Caffeine. It runs my college life. I consume it prescriptively and strategically drink it to improve my mood and productivity on the daily. But with a spike of energy being followed by a day-ruining crash, I wondered if there was a distinguishable correlation between coffee consumption and how I felt. As I began to talk to my friends, it seemed like it impacted them differently. “Like any drug it enhances my current state, so around my friends I’m in a happy mood; it makes me funny but alone and I’m stressed, it sends me into anxiety town”. With 5 coffee shops on campus, each offering a different menu of options, everyone has a method to the madness. One friend mentioned, “Caffeine from tea helps my brain, but caffeine from coffee makes me feel bad”. Inspired by mood diaries, me and 3 classmates began to collect data.
The data collection method was designed to track how caffeine habits cause mood fluctuations throughout the day. Participants kept a mood journal, taking note of mood and location every 2 hours as well as the times when they consumed caffeine and how much they slept the night before. The following is a preview of the dataset, and the rest can be viewed here.
Rather than have a limited set of moods participants could choose from to define their mood, there were a number of guiding adjectives given to generate creative responses. The result of this was a lot of moods without a clear scale to define their interaction. In search for a scale, this metric emerged: In order to standardize the emotions in the dataset, I defined a few of the most common responses in accordance with this spectrum, then fed ChatGPT a prompt to quickly standardize the rest. GPT also provided me with a python script which I used to populate a column of mapped emotion values and format the dataset. The resulting and final dataset looked like this can be viewed fully here.

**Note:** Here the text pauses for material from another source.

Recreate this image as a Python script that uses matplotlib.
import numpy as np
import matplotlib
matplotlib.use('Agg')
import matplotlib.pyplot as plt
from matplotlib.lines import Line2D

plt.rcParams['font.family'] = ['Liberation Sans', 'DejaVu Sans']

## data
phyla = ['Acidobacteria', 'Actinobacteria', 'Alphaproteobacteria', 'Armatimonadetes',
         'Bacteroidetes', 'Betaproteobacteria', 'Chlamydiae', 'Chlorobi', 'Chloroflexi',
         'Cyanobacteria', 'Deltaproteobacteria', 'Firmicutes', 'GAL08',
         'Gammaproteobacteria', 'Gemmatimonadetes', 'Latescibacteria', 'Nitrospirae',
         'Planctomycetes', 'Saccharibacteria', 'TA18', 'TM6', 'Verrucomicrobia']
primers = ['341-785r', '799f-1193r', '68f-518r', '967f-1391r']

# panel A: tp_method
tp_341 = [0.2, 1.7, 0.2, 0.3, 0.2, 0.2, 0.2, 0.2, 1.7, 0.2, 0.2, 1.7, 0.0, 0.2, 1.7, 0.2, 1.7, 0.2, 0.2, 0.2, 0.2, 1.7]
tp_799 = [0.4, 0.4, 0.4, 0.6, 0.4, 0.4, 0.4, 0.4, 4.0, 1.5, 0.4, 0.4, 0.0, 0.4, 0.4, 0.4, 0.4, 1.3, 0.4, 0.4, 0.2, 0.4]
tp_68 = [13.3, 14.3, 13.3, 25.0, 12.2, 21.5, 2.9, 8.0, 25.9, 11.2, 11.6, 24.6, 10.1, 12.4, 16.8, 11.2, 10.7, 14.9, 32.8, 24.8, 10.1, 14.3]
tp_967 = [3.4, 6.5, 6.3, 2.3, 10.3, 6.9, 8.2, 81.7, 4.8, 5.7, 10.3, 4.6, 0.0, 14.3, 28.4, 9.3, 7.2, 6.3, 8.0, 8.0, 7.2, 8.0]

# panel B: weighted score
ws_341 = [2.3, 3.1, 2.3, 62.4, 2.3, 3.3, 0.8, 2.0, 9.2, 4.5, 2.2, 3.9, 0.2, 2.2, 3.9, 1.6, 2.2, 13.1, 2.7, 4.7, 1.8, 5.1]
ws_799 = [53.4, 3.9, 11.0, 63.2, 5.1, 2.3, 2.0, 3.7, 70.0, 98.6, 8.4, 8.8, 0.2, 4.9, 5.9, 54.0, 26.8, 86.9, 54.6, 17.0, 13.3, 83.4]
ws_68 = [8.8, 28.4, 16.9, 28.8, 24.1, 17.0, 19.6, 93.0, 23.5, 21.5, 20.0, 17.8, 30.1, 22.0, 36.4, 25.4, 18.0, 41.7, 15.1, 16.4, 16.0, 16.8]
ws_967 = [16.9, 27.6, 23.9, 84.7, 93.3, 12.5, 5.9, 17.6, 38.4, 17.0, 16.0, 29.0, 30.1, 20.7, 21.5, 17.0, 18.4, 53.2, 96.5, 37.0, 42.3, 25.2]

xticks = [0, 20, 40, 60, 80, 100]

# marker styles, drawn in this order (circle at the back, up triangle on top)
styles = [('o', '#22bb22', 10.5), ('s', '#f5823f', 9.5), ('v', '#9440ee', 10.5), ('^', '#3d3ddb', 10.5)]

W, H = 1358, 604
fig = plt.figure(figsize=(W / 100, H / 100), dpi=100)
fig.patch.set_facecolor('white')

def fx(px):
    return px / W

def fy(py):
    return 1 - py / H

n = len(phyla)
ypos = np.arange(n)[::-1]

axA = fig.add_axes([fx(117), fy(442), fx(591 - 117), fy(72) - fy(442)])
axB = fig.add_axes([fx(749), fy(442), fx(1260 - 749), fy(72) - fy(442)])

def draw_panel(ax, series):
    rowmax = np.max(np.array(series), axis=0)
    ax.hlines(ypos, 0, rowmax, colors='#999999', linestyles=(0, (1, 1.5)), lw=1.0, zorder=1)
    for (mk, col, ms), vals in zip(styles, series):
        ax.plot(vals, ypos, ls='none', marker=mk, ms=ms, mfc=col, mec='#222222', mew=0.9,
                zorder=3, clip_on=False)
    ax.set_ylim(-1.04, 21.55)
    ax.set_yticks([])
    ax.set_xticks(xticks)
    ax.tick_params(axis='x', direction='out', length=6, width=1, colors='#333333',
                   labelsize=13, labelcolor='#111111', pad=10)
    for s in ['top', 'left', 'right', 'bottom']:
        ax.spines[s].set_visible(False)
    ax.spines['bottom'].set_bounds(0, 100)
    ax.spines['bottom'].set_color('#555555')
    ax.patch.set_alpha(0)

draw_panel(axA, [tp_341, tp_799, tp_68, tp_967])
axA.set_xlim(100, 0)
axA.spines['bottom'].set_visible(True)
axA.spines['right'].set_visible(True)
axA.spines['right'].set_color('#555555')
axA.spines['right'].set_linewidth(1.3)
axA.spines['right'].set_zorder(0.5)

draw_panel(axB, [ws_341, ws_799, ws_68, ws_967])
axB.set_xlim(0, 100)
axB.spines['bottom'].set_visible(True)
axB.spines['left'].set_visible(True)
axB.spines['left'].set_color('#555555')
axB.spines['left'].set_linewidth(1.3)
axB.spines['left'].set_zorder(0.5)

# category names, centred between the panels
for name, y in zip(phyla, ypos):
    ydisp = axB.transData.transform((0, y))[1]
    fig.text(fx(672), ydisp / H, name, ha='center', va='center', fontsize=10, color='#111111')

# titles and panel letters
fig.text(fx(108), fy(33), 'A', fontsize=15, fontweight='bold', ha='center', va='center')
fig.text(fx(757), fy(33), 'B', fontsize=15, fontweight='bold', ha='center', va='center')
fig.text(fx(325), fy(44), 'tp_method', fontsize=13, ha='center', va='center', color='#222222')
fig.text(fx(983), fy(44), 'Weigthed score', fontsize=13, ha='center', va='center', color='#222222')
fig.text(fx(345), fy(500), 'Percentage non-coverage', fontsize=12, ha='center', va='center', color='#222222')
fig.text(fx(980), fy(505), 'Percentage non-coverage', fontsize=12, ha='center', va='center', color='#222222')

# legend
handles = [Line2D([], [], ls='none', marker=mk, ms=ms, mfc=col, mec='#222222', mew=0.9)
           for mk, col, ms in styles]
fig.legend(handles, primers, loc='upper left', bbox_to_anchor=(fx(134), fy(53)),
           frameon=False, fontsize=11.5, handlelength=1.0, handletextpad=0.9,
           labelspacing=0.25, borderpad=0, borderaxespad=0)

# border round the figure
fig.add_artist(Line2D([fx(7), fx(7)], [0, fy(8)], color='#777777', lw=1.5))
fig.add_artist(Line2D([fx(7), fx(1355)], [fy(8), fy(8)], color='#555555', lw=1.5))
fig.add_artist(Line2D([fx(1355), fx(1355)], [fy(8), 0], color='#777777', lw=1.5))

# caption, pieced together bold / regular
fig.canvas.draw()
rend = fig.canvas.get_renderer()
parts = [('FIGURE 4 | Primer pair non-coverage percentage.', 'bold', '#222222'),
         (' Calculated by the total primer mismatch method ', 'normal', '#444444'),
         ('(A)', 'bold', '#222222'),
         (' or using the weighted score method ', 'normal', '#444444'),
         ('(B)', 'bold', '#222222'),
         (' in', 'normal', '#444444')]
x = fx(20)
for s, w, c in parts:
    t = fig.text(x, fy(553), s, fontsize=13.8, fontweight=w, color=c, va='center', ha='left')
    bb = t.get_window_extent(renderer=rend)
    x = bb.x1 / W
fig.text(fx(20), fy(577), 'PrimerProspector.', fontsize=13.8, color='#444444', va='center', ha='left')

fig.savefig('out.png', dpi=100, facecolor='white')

Using tools including tableau and Flourish, I looked for trends within my data to form a narrative surrounding it.
Our moods are all over the place, filling every quadrant of the grid, with the majority however, being the positive in the upper right hand corner. Cathy expressed being tired more often and consumed caffeine the least amount of times.

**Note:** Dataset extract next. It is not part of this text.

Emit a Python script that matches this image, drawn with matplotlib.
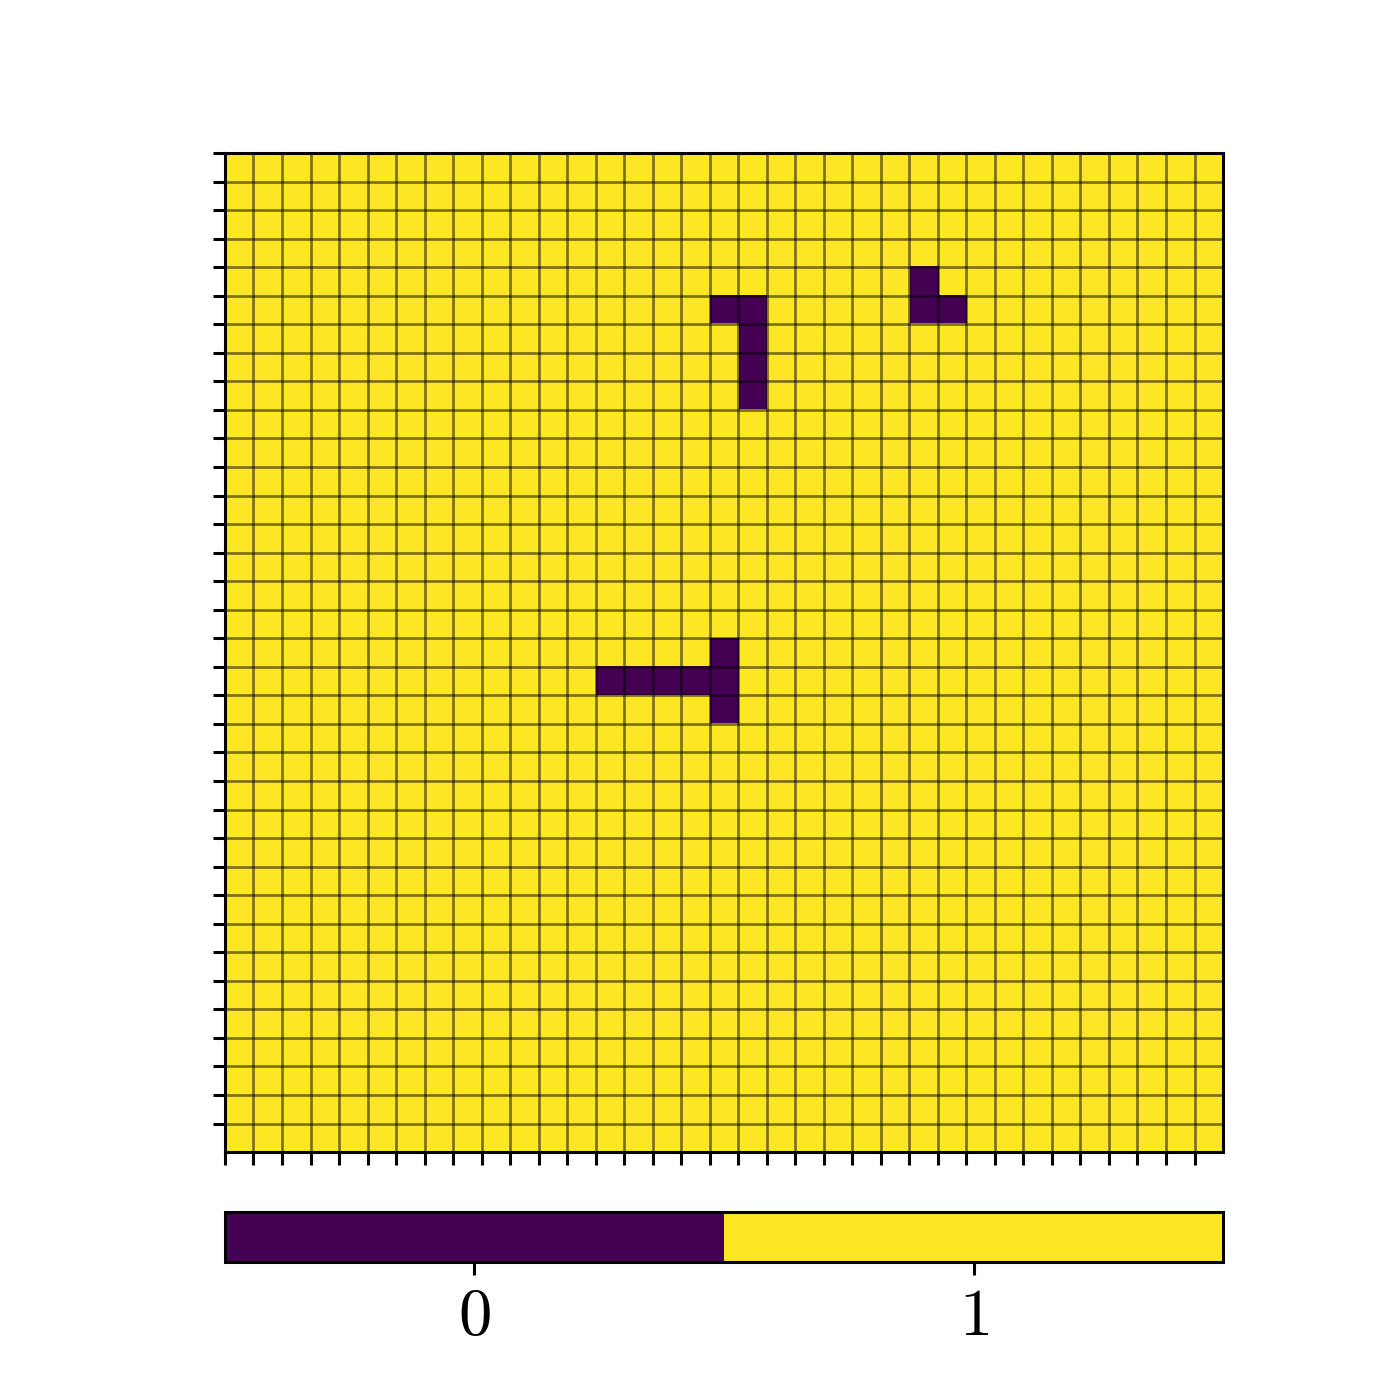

I noticed differences in the caffeine habits of me and my classmates. One classmate tended to drink large amounts of caffeine first thing in the morning and again in the afternoon. I tended to do so throughout the day, and another classmate had it only during the middle of the day.
This graph illuminates the difference in when me and my classmates drink caffeine, and how much we drink. It also highlights that my moods are stronger, and that Srishti drinks large amounts of caffeinated beverages.
I chose to shift to an individual level, focusing on how my awakeness levels were altered following an increase in caffeine. I think the second day well illustrated a caffeine crash. This was a day where I had only slept 5.5 hours the night before and I drank a lot of caffeine in the early afternoon to mitigate tiredness. However the lack of sleep caught up to me and my awakeness began to decline.
The final iteration of this project required a physical manifestation, so I chose the vessel that houses the coffee itself. Some people in my class highlighted the way that water bottles have found a place beyond simply being a source of hydration, explaining they can also be an attachment object and that status and personality are communicated with their appearance. Additionally, I thought about how if you see someone drinking out of a thermos versus a water bottle, you expect they’ve got some hot, usually caffeinated beverage in there. What you don’t see, however, is what that drink is doing to them. I wanted to combine these ideas about communicating personality and effect of caffeine through a data visualization on my coffee cup. So, rather than simply printing a static data visualization onto my cup, I made it interactive.
Gaining popularity in asmr videos, pop-its emerged on the market as a fidget toy. With the material being readily available and commonplace to my gen-z peers, I cut and pasted the convex dots onto the outside of my cup. Maintaining the language of the prior visualizations, moods are encoded by color, with the placement of each dot symbolizing a time when caffeine was consumed. Following this placement method, a cup could look wildly different based on the individual’s internal experience. By adding the interactive element, this product becomes a performance piece, a dance depicting the jitters.